Quick Review – John Carter

Posted in movies by - March 29, 2012
Quick Review – John Carter

‘John Carter’ is being called the biggest flop of all time. That’s pretty unfair. I mean, it might lose money for Disney, but it’s not ‘Waterworld’.

It’s not a great movie, but I’ve seen a lot of worse movies make insane amounts of money. ‘John Carter’ is a perfectly serviceable port of the Edgar Rice Burroughs series that spawned it, and I think the criticism it’s been receiving is misguided.

Misapprehension #1 – Opening weekend grosses have some relation to a film’s quality.

I shouldn’t have to say it, but three days is a pretty small window for judging the merits of a film. Studios like to use this metric because the parameters can be manipulated with cash. It’s almost guaranteed to be more reflective of the marketing budget than the audience reaction. After the first weekend, almost nothing but an Oscar can turn around bad word of mouth. If the producers can get most of their money back on a turkey in the first weekend, they’re protected from the drastic drop off that comes from people telling their friends how much they hated the experience.

It’s a relatively recent phenomenon – the general public caring what the studio’s take is on the films they see. It’s also a recent development that films that don’t have a good first weekend get abandoned and have their rollouts scaled back. One of the consequences of this sort of commerce-centered thinking is that when people hear a movie had a bad couple of days, it can keep them out of the theaters. Self-fulfilling prophecy sequence initiated.

Misapprehension #2 – Spending 100 million on promotion entitles you to a good opening weekend.

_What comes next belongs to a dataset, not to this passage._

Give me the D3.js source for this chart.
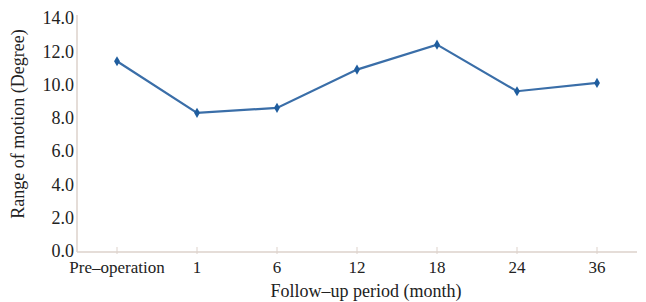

Not if you spend it all in the wrong places. Kids who want to see a sci-fi movie starring Tim Riggins from Friday Night Lights don’t read newspapers. They don’t even watch TV commercials. Lots of them don’t watch televisions at all. If you insist on neutering the name so that no one can tell it’s a sci-fi story, and releasing posters that feature nothing but the monogram, it’s your fault for wasting that giant budget. You have to sell to them where they are, and you have to tell them what they’re getting. And it’s been said before, but it bears repeating: if you have a title like ‘John Carter of Mars’ and you shorten it to ‘John Carter’, you’re an asshat. John Carter of Mars. Four words, and it tells you everything you need to know. It’s a run-of-the-mill Earth name. On Mars. In fact, not just on Mars, but somehow of Mars. It’s really a model of efficiency, and it still sounds cool, all these years later.

This is a terrible movie poster.

If your entire business model is based on tricking people into paying for crap you’re not proud of, you can’t blame them for getting wise to the grift.

As a movie, it’s pleasant. A bit quaint, I guess, but ERB started the series a literal century ago. We have a lot of information about Mars Burroughs didn’t have. JC’s a little Disney for my tastes, but it delivers the kind of fun stuff sci-fi flicks are supposed to. The effects are decent, although I found it hard to see where all of the 250 million went. With so much green screen, no giant tech breakthroughs and B-list talent, it seems they could have tightened up the budget a bit.

The story is as efficient a device as the name. Civil War soldier decides to hang up his guns and become a prospector. He’s got a line on some gold, and he’s grown disillusioned with soldiering. In his search for fortune, he comes across a medallion. Somehow this medallion transports him to Mars. He finds himself granted some middling superpowers by the weak gravity on Mars, and finds himself thrust into the center of another civil war. At first, he only wants to go home, but the (OK, profoundly implausible) hot humanoid Princess he meets convinces him to get involved.

There’s definitely 20 minutes or so of flab that could come off, and the jumping effect is a bit corny-looking, but I had a pretty good time. If you like sci-fi, there’s a decent chance you will, too. If ‘John Carter’ loses a ton of money, Disney’s to blame, not Edgar Rice Burroughs.